Wednesday, May 10, 2006

It's not that I never do anything, I've actually been pretty busy lately. But that just never matters when the question is asked. I think sometimes it accurately sums up what I've been up to, and othertimes it doesn't even touch the surface. See, whether I've been living a life as exciting as a rock star or leading a mundane everyday experience, whenever someone I haven't seen in awhile asks that obligatory, "So, what have you been up to lately?" I always have the same answer: "You know, working and shit." The "working" part of the phrase lets the person know that, yes, I am employed as a contributing member of society, and the "and shit" covers everything else in between. If I just said "work", the person would assume that I have no time for anything other than my job (save for the necessity of eating, shitting, sleeping and pissing), and this may even cause the said person some undue worry at the fact that I've been under such a great amount of work-related stress. However, by adding two simple words to the term "work", I'm able to express the fact that my life consists of a harmonious balance between work and recreational activities (shit).
Sometimes I wish I had more to offer in terms of a response when I run into a casual acquaintance. I find these encounters painfully uncomfortable and after that a few moments of awkward silence, I end up meekly limping away from the forced conversation after mumbling something to the effect of "nice talking to you" or "see ya around". I honestly feel more comfortable around complete strangers. There's something liberating in knowing that you will probably never see a person again as long as you're alive, or even if you do, neither of you will recognize one another. It's this kind of liberty that allows me to walk up to people at a food court and ask without embarassment, "If you're not going to finish them fries, I'll take em."
However, I'm of the strong belief that you never get judged as harshly for saying too little as you do for saying too much.

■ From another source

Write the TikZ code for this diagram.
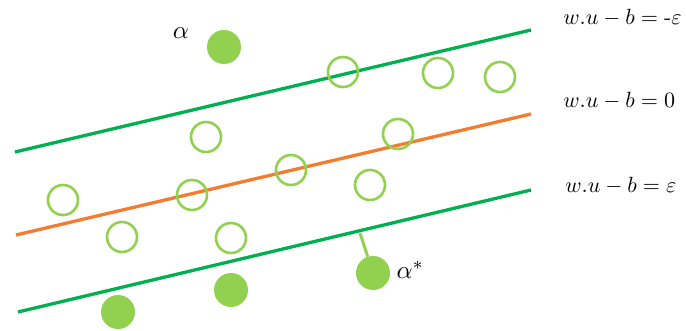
\documentclass[tikz,border=0pt]{standalone}
\usepackage{amsmath}
\definecolor{lgreen}{HTML}{00B050}
\definecolor{lorange}{HTML}{F47C30}
\definecolor{ptgreen}{HTML}{92D050}
\begin{document}
\begin{tikzpicture}[x=1pt,y=-1pt,
  hyper/.style={line width=3.3pt},
  openpt/.style={circle,draw=ptgreen,line width=2.6pt,minimum size=30pt,inner sep=0pt},
  fullpt/.style={circle,fill=ptgreen,minimum size=34pt,inner sep=0pt},
  eqlabel/.style={anchor=west,scale=2.2,inner sep=0pt},
  alabel/.style={scale=2.5,inner sep=0pt}]
\useasboundingbox (0,0) rectangle (686,331);
% lines
\coordinate (t1) at (15,152); \coordinate (t2) at (531,30);
\coordinate (m1) at (16,235); \coordinate (m2) at (531,114);
\coordinate (b1) at (18,312); \coordinate (b2) at (531,190);
\draw[hyper,lgreen] (t1) -- (t2);
\draw[hyper,lorange] (m1) -- (m2);
\draw[hyper,lgreen] (b1) -- (b2);
% open points
\foreach \n/\p in {o1/{(343,72)},o2/{(438,73)},o3/{(500,77)},o4/{(206,137)},o5/{(398,134)},o6/{(291,170)},o7/{(63,200)},o8/{(192,195)},o9/{(370,185)},o10/{(122,237)},o11/{(231,238)}}
  \node[openpt] (\n) at \p {};
% filled points
\node[fullpt] (f1) at (224,47) {};
\node[fullpt] (f2) at (118,312) {};
\node[fullpt] (f3) at (231,290) {};
\node[fullpt] (f4) at (373,273) {};
\coordinate (foot) at (360,233);
\draw[ptgreen,line width=3pt] (foot) -- (f4);
% labels
\node[alabel] (la) at (181,33) {$\alpha$};
\node[alabel,anchor=west] (las) at (396,270) {$\alpha^{*}$};
\node[eqlabel] (e1) at (563,18) {$w.u - b = \text{-}\varepsilon$};
\node[eqlabel] (e2) at (563,101) {$w.u - b = 0$};
\node[eqlabel] (e3) at (565,186) {$w.u - b = \varepsilon$};
\end{tikzpicture}
\end{document}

I happened to run into a girl I went to high school with the other day at a 7-11 convenience store and before assessing the situation properly I walked over and asked, "Hey, (name I won't mention goes here), how have you been?" And as I was refilling my coffee for the third time, listening to this girl go on and on about how she caught her babies' dad fucking her little sister and how he said it was her own fault because she's been too tired to satisfy his needs ever since the baby came along and how to think she was actually thinking of surprising him with a blow-job because he's been such a caring father....... So, with no end to her tirade in sight, I'm left there desperately looking for an out going, "why didn't I just wave to this bitch and keep walking." These are the kinds of people that can benefit the most from the "working and shit" approach to random encounters with casual acquaintances.